In the biblical authors, Coleridge writes,
I find a lesson of humility, a ground of humiliation, and a shaming, yet rousing, example of faith and fealty. But let me once be persuaded that all these heart-awakening utterances of human hearts—of men of like faculties and passions with myself, mourning, rejoicing, suffering, triumphing—are but as a Divina Commedia of a superhuman (Oh bear with me, if I say) Ventriloquist; [let me once be persuaded] that the royal Harper, to whom I have so often submitted myself as a many-stringed instrument for his fire-tipt fingers to traverse, while every several nerve of emotion, passion, thought, that thrids [threads] the flesh-and-blood of our common humanity, responded to the touch; [let me once be persuaded] that this sweet Psalmist of Israel was himself as mere an instrument as his harp, an automaton poet, mourner, and supplicant: [then] all is gone—all sympathy, at least, and all example. 

Readers can hardly fail to notice that Coleridge's paragraph here, after the first couple of lines, is a single sentence of manifold clauses nested within clauses. This pattern is expressive of Coleridge's mental exuberance and typical of his prose. As his spoken discourses sometimes exhausted his listeners, so Coleridge's writing often daunts his would-be readers.

Of a famous actor's performance in Othello, Coleridge wrote:
To see him act is like reading Shakespeare by flashes of lightning.
This characterization was not wholly complimentary. Context makes clear that Coleridge found the actor's style uneven, alternating between electrifying and obscure.

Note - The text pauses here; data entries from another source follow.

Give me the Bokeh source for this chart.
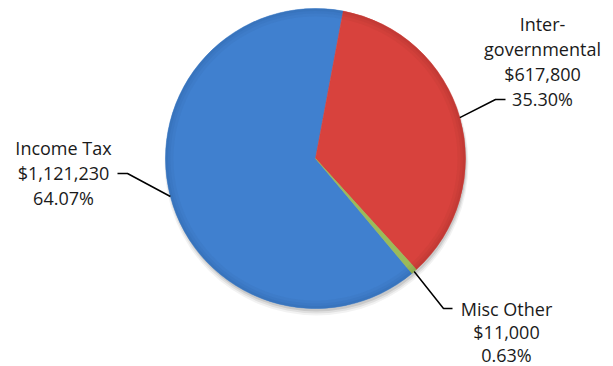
import math
from bokeh.plotting import figure
from bokeh.models import Range1d, ColumnDataSource
from bokeh.core.properties import value
from bokeh.embed import file_html
from bokeh.resources import INLINE

# ---- data ----
categories = ["Income Tax", "Intergovernmental", "Misc Other"]
label_names = [["Income Tax"], ["Inter-", "governmental"], ["Misc Other"]]
amounts = [1121230, 617800, 11000]
colors = ["#4080cf", "#d8423d", "#9bbb59"]
rim_colors = ["#2f62a6", "#a8302c", "#7a9444"]
first_slice_angle = 140.0  # degrees clockwise from 12 o'clock

W, H = 613, 366
cx, cy = 315.0, H - 158.0
R = 150.0

total = sum(amounts)
fracs = [a / total for a in amounts]

starts_cw, ends_cw = [], []
acc = first_slice_angle
for f in fracs:
    starts_cw.append(acc)
    acc += f * 360.0
    ends_cw.append(acc)
mid_cw = [(s + e) / 2 for s, e in zip(starts_cw, ends_cw)]

def to_math(cw_deg):
    return math.radians(90.0 - cw_deg)

src = ColumnDataSource(dict(
    start=[to_math(e) for e in ends_cw],
    end=[to_math(s) for s in starts_cw],
    color=colors,
    rim=rim_colors,
))

p = figure(width=W, height=H, output_backend="svg", toolbar_location=None,
           x_range=Range1d(0, W), y_range=Range1d(0, H),
           min_border=0, outline_line_color=None, background_fill_color="white",
           border_fill_color="white")
p.axis.visible = False
p.grid.visible = False

# soft shadow
for off, rr, a in [(5, R + 2, 0.05), (4, R + 1, 0.07), (3, R, 0.10)]:
    p.scatter(x=[cx + 1], y=[cy - off], size=2 * rr, marker="circle",
              fill_color="#000000", fill_alpha=a, line_color=None)

# slices
p.wedge(x=cx, y=cy, radius=R, start_angle="start", end_angle="end",
        fill_color="color", line_color="color", line_width=0.5, source=src)
# soft darker rim bevel
for inner, a in [(R - 8, 0.12), (R - 5, 0.15), (R - 2.5, 0.2)]:
    p.annular_wedge(x=cx, y=cy, inner_radius=inner, outer_radius=R,
                    start_angle="start", end_angle="end",
                    fill_color="rim", fill_alpha=a, line_color=None, source=src)

# leader lines: anchor on slice mid-angle at the rim
elbows = [(127, H - 173, 117, H - 173),
          (495, H - 99, 505, H - 99),
          (443, H - 308, 452, H - 308)]
for m, (ex, ey, hx, hy) in zip(mid_cw, elbows):
    a = to_math(m)
    ax, ay = cx + R * math.cos(a), cy + R * math.sin(a)
    p.line(x=[ax, ex, hx], y=[ay, ey, hy], line_color="black", line_width=1.5)

# labels
label_pos = [(63, 147, 25.3), (542, 23, 25.3), (506, 308, 23.0)]
for names, amt, f, (lx, ly, gap) in zip(label_names, amounts, fracs, label_pos):
    lines = names + ["${:,}".format(amt), "{:.2f}%".format(f * 100)]
    for i, t in enumerate(lines):
        p.text(x=[lx], y=[H - (ly + i * gap)], text=[t],
               text_align="center", text_baseline="alphabetic",
               text_font=value("Open Sans"), text_font_size="18px",
               text_color="#1a1a1a")

open("out.html", "w").write(file_html(p, INLINE))
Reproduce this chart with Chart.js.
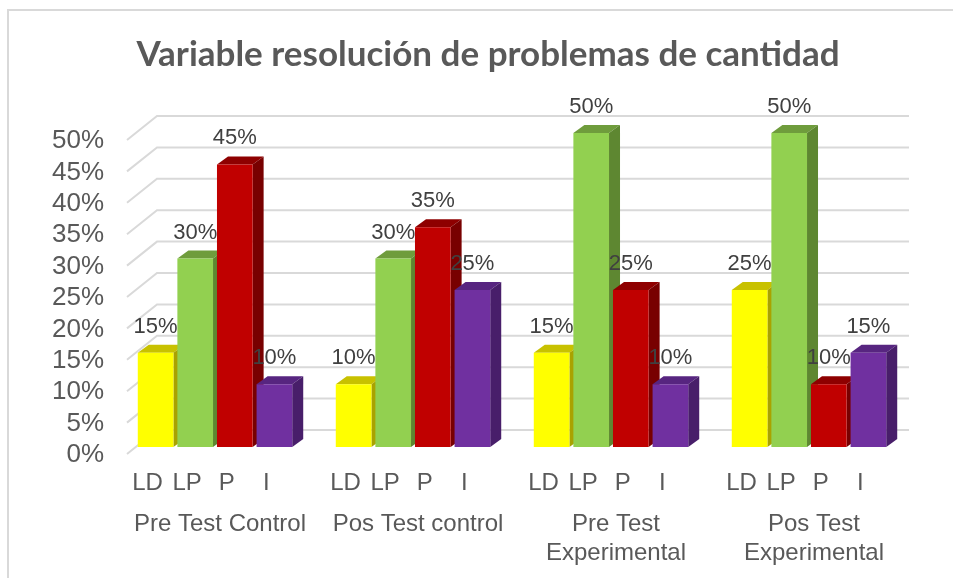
<!DOCTYPE html>
<html>
<head>
<meta charset="utf-8">
<script src="https://cdn.jsdelivr.net/npm/chart.js@4.4.0/dist/chart.umd.min.js"></script>
<style>
    html, body { margin: 0; padding: 0; background: #fff; }
</style>
</head>
<body>
<canvas id="chart" width="953" height="578"></canvas>
<script>
const titleText = 'Variable resolución de problemas de cantidad';
// groups on the x axis (multi line labels as arrays)
const groups = [['Pre Test Control'], ['Pos Test control'], ['Pre Test', 'Experimental'], ['Pos Test', 'Experimental']];
// series, one per colour
const seriesNames = ['LD', 'LP', 'P', 'I'];
const ldValues = [15, 10, 15, 25];
const lpValues = [30, 30, 50, 50];
const pValues = [45, 35, 25, 10];
const iValues = [10, 25, 10, 15];
const yMax = 50;
const yStep = 5;

// colours: front, top, side
const faces = [
    ['#ffff00', '#c8c100', '#a9a200'],
    ['#92d050', '#6f9c3c', '#5e8731'],
    ['#c00000', '#8e0000', '#780000'],
    ['#7030a0', '#572580', '#481e6a']
];

// 3d depth of bars and of the back wall
const bar3d = { dx: 11, dy: -8 };
const wall = { fx: 11, fy: 7, bx: 41, by: -17 };

const font = '"Liberation Sans", Arial, sans-serif';

const threeD = {
    id: 'threeD',
    beforeDraw(chart) {
        const ctx = chart.ctx;
        ctx.save();
        //outer frame
        ctx.strokeStyle = '#d9d9d9';
        ctx.lineWidth = 2;
        ctx.beginPath();
        ctx.moveTo(8, 580);
        ctx.lineTo(8, 10);
        ctx.lineTo(955, 10);
        ctx.stroke();
        //title, centred on the whole frame
        ctx.font = 'bold 35px Lato, sans-serif';
        ctx.fillStyle = '#595959';
        ctx.textAlign = 'center';
        ctx.textBaseline = 'middle';
        ctx.fillText(titleText, 488, 55);
        ctx.restore();
    },
    beforeDatasetsDraw(chart) {
        const ctx = chart.ctx;
        const area = chart.chartArea;
        const y = chart.scales.y;
        ctx.save();
        //back wall gridlines
        ctx.strokeStyle = '#d9d9d9';
        ctx.lineWidth = 2;
        for (let v = 0; v <= yMax; v += yStep) {
            const py = y.getPixelForValue(v);
            ctx.beginPath();
            ctx.moveTo(area.left + wall.fx, py + wall.fy);
            ctx.lineTo(area.left + wall.bx, py + wall.by);
            ctx.lineTo(area.right + 1, py + wall.by);
            ctx.stroke();
        }
        //tops and sides, left to right
        const bars = [];
        chart.data.datasets.forEach((ds, di) => {
            chart.getDatasetMeta(di).data.forEach(el => {
                const p = el.getProps(['x', 'y', 'base', 'width'], true);
                bars.push({ p: p, c: faces[di] });
            });
        });
        bars.sort((a, b) => a.p.x - b.p.x);
        bars.forEach(b => {
            const L = b.p.x - b.p.width / 2, R = b.p.x + b.p.width / 2;
            const t = b.p.y, base = b.p.base;
            ctx.fillStyle = b.c[1];
            ctx.beginPath();
            ctx.moveTo(L, t);
            ctx.lineTo(R, t);
            ctx.lineTo(R + bar3d.dx, t + bar3d.dy);
            ctx.lineTo(L + bar3d.dx, t + bar3d.dy);
            ctx.closePath();
            ctx.fill();
            ctx.fillStyle = b.c[2];
            ctx.beginPath();
            ctx.moveTo(R, t);
            ctx.lineTo(R + bar3d.dx, t + bar3d.dy);
            ctx.lineTo(R + bar3d.dx, base + bar3d.dy);
            ctx.lineTo(R, base);
            ctx.closePath();
            ctx.fill();
        });
        ctx.restore();
    },
    afterDatasetsDraw(chart) {
        const ctx = chart.ctx;
        ctx.save();
        ctx.textAlign = 'center';
        ctx.textBaseline = 'middle';
        chart.data.datasets.forEach((ds, di) => {
            chart.getDatasetMeta(di).data.forEach((el, i) => {
                const p = el.getProps(['x', 'y'], true);
                //value label
                ctx.font = '22px ' + font;
                ctx.fillStyle = '#404040';
                ctx.fillText(ds.data[i] + '%', p.x, p.y - 26);
                //series label under the bar
                ctx.font = '24px ' + font;
                ctx.fillStyle = '#595959';
                ctx.fillText(seriesNames[di], p.x - 8, 483);
            });
        });
        ctx.restore();
    }
};

const seriesValues = [ldValues, lpValues, pValues, iValues];

new Chart(document.getElementById('chart'), {
    type: 'bar',
    data: {
        labels: groups,
        datasets: seriesValues.map((vals, i) => ({
            label: seriesNames[i],
            data: vals,
            backgroundColor: faces[i][0],
            borderWidth: 0,
            categoryPercentage: 0.8,
            barPercentage: 0.9
        }))
    },
    options: {
        responsive: false,
        animation: false,
        devicePixelRatio: 1,
        layout: { padding: { left: 36, right: 45, top: 133, bottom: 0 } },
        plugins: {
            legend: { display: false },
            tooltip: { enabled: false },
            title: { display: false }
        },
        scales: {
            x: {
                grid: { display: false, drawTicks: false },
                border: { display: false },
                ticks: {
                    color: '#595959',
                    font: { family: font, size: 24 },
                    padding: 63,
                    labelOffset: 5,
                    maxRotation: 0,
                    autoSkip: false
                },
                afterFit: scale => { scale.height = 131; }
            },
            y: {
                min: 0,
                max: yMax,
                grid: { display: false, drawTicks: false },
                border: { display: false },
                ticks: {
                    stepSize: yStep,
                    autoSkip: false,
                    color: '#595959',
                    font: { family: font, size: 26 },
                    padding: 12,
                    labelOffset: 8,
                    callback: v => v + '%'
                },
                afterFit: scale => { scale.width = 80; }
            }
        }
    },
    plugins: [threeD]
});
</script>
</body>
</html>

So it is, I find, with Coleridge's writing in the Confessions. The passages that I have quoted here are lightning flashes. Between flashes Coleridge's logic is ever keen and his expression ever exact, but much is veiled in syntactical darkness. I have known conscientious students, assigned portions of the Confessions, to throw up their hands in defeat.

Experience has taught me that the principal difficulty arises from Coleridge's punctuation. We today are accustomed to shorter sentences punctuated by commas, semicolons, colons, dashes. Coleridge writes protracted sentences like those of the German philosophers who were his mentors, and he sometimes punctuates an entire paragraph with nothing but dashes. In the passage about David quoted above, for example, Coleridge employs the dash eight times. But dashes grant a reader's eyes no assistance in sorting out nested clauses. And the more passionate Coleridge's prose, the more dashes he uses.

For this reason I have taken the liberty of altering his punctuation and adding brief explanatory brackets, always preserving Coleridge's language unchanged.

If we are to enjoy Coleridge's Confessions, our eyes need time to become accustomed, and this demands persistence and patience. I recommend the effort. The reward is abundant: sharing heart-awakening utterances from the human heart of this wonderful man.


*****
* "which is the life": a reference to Deuteronomy 12:23: "Only be sure that thou eat not the blood: for the blood is the life...."
** "Memnon's head": a colossal stone head said to gave forth sound at dawn. The head was moved from its original site in Egypt to the British Museum in 1816, inspiring Shelley's poem Ozymandias.